Now give your class some practice.
Form your students into groups or pairs, and get them to remodel these sentences, using ‘there’. It may require a bit of thinking. You may come up with alternative answers to mine.
Item 18 (‘There’ practice)
1. Organizations should be concerned about stress for three main reasons.
(Use ‘There’ at the beginning and ‘why’ later on)
2. Price wars can destroy companies, but they can be avoided in several ways.
(Use ‘there’ in the second part of the sentence.)
3. Different views will probably exist within an organization on how to make change happen.
(Use ‘There’ and ‘likely’ at the beginning)
Here are the answers:
Item 19 (‘There’ answers)
There are three main reasons why organizations should be concerned about stress.
Price wars can destroy companies, but there are several ways to avoid them.
There are likely to be different views within an organization on how to make change happen.
As mentioned, this structure is normally used to introduce new information, so it might be interesting, if you have time, to ask your class in groups to write a second and even a third sentence to follow the example sentences that you’ve just seen.
And a possible research activity would be to ask students to scan their current reading and bring in examples of ‘it’ and ‘there’ as impersonal subjects.
Before you finish, it may be worth reminding your students of another way to start their sentences objectively, which is to use an impersonal noun such as ‘research’ or ‘report’ as the subject of their sentence.
Show your students this example:
Item 20 (impersonal noun example)
The report explains how ‘business complexity’ can affect small as well as large companies.
Words that are frequently used in this way include:
Item 21 (common impersonal nouns)
analysis, article, data, essay, evidence, report, research, statistics, studies
Here are few examples of sentence-openers in this style, which your students are probably familiar with:
Item 22 (impersonal noun sentence-openers)
This essay will examine how …
This report has evaluated the arguments for …
Statistics indicate that …
Studies have shown that …
The data/evidence suggests that …
This analysis demonstrates that …
OK. That’s the end of this lesson (which I hope you found useful!), except for a quick revision exercise for your students:
1. Fill the gaps either with ‘it’ or ‘there’.
a) ________ may be difficult to define a ‘quality product’, but ________ is little doubt that it is seen as something worth aiming for.

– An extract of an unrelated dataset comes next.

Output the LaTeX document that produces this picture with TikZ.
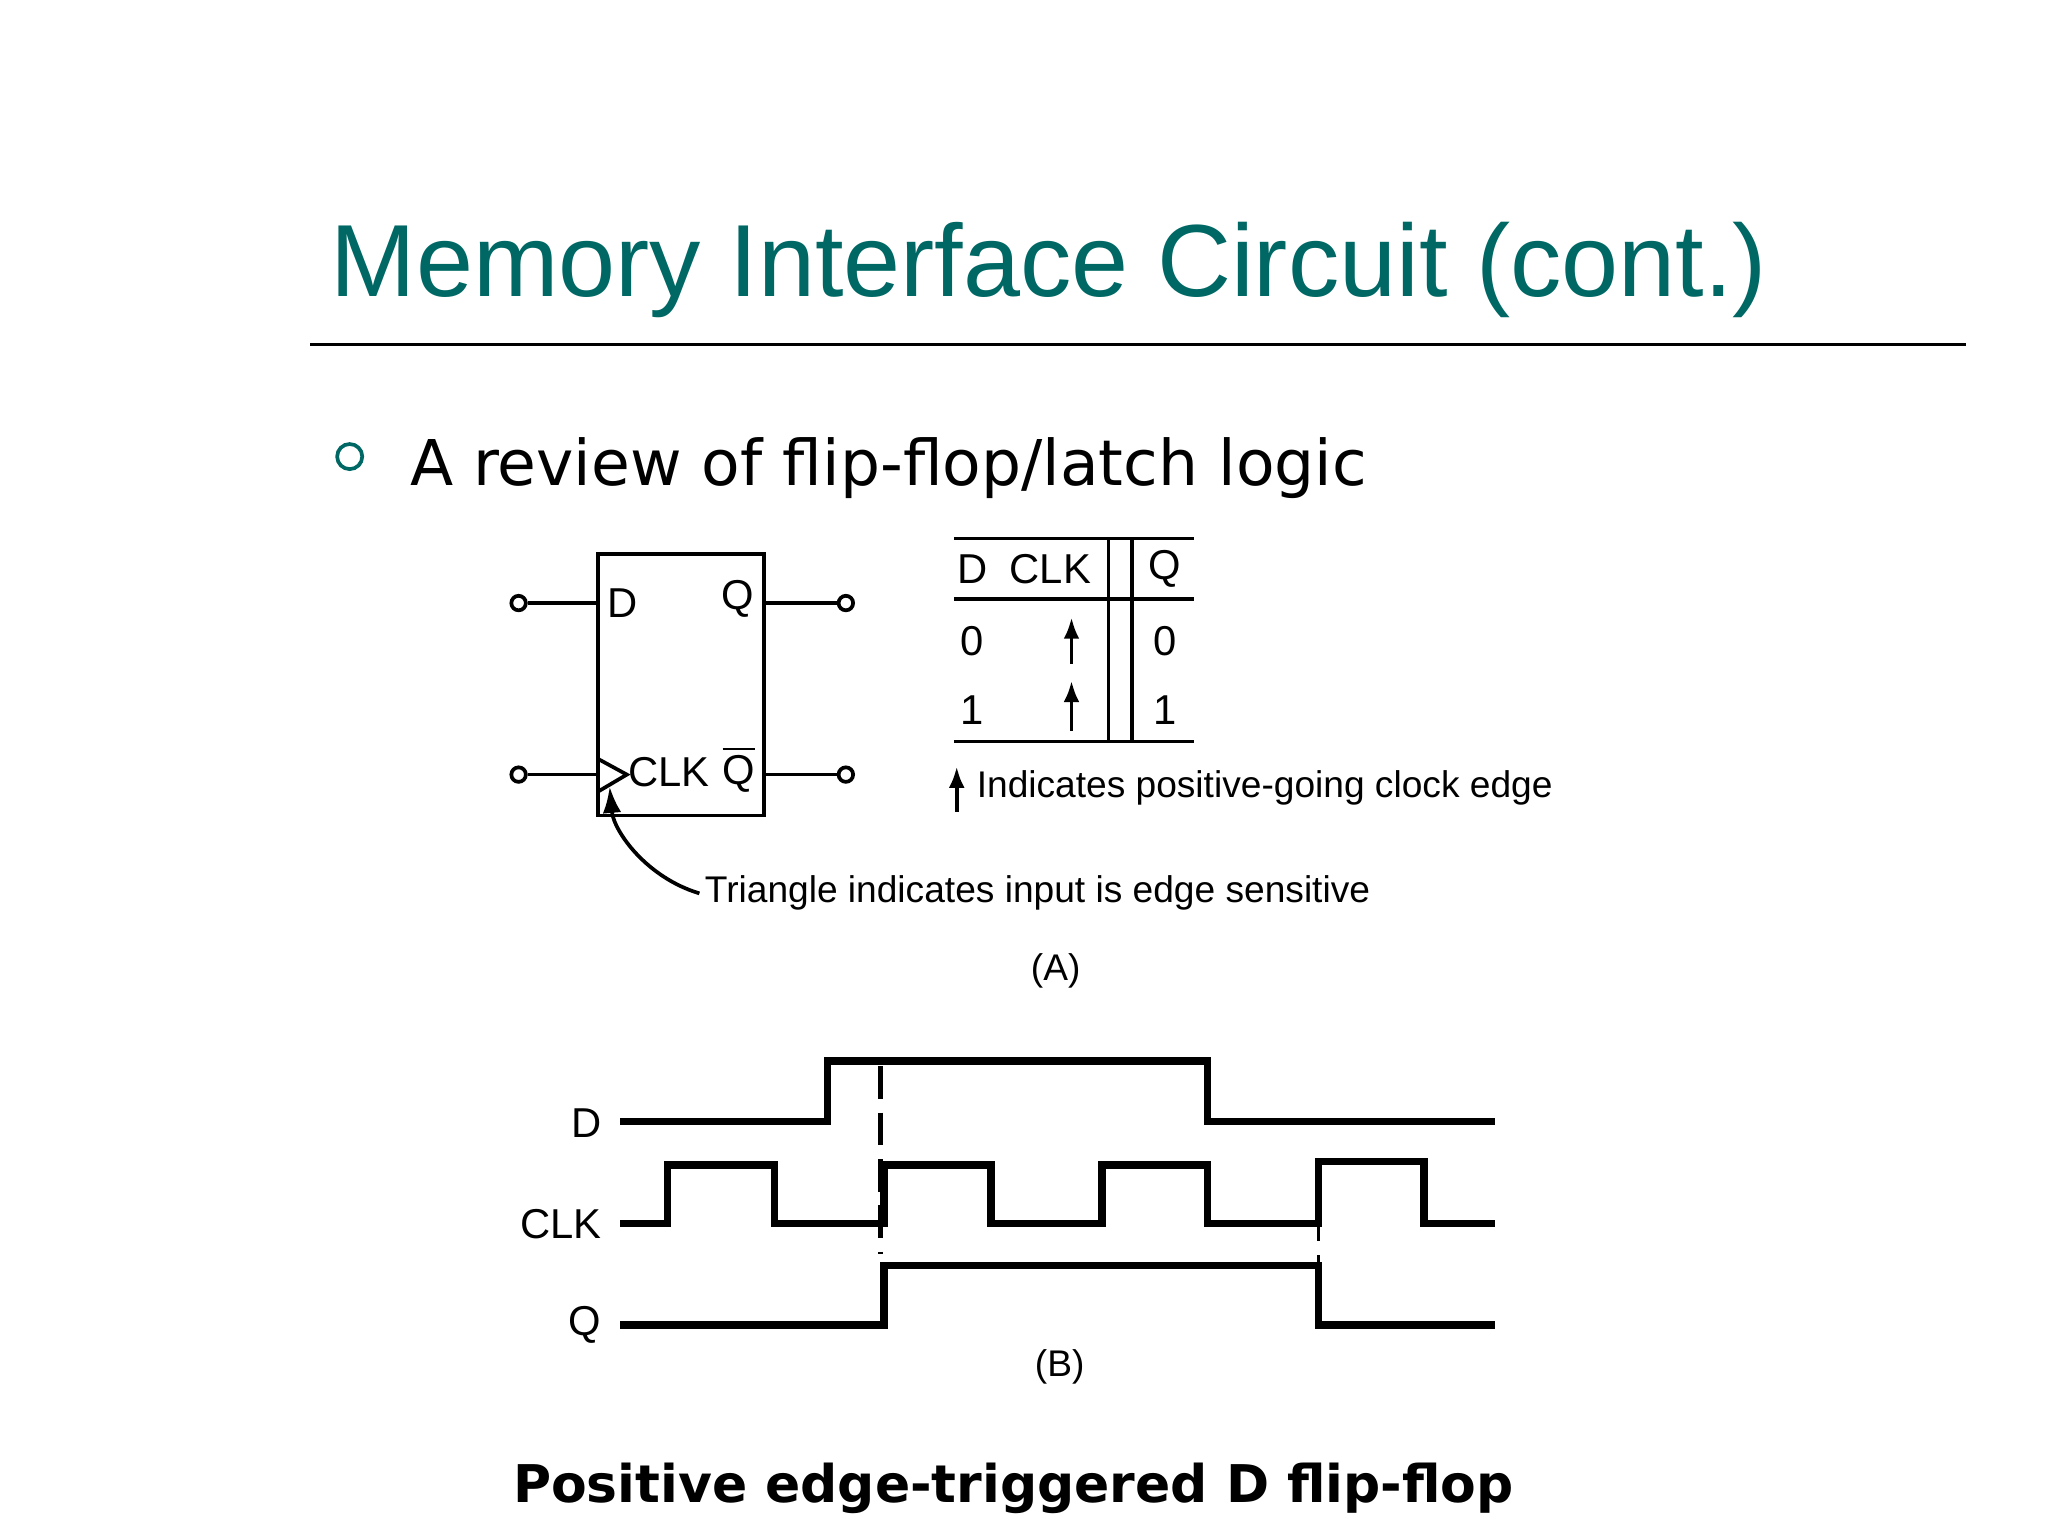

b) ________ may be a number of reasons why companies seek to manage quality, but ________ is important to remember that such a search is an ongoing rather than a finite activity.
2. Rewrite these sentences by using the words in brackets near the beginning, making any changes that are necessary.
a) (important) Managers should make a distinction between a need for change that stems from an external threat, and one that results from an opportunity to do things in a different way.
b) (not unusual) Manufacturing companies often fail because they hesitate to commit the necessary resources at the right time.
a) It may be difficult to define a ‘quality product’, but there is little doubt that it is seen as something worth aiming for.
b) There may be a number of reasons why companies seek to manage quality, but it is important to remember that such a search is an ongoing rather than a finite activity.
a) It is important for managers to make a distinction between a need for change that stems from an external threat, and one that results from the opportunity to do things in a different way.
b) It is not unusual for manufacturing companies to fail because they hesitate to commit the necessary resources at the right time.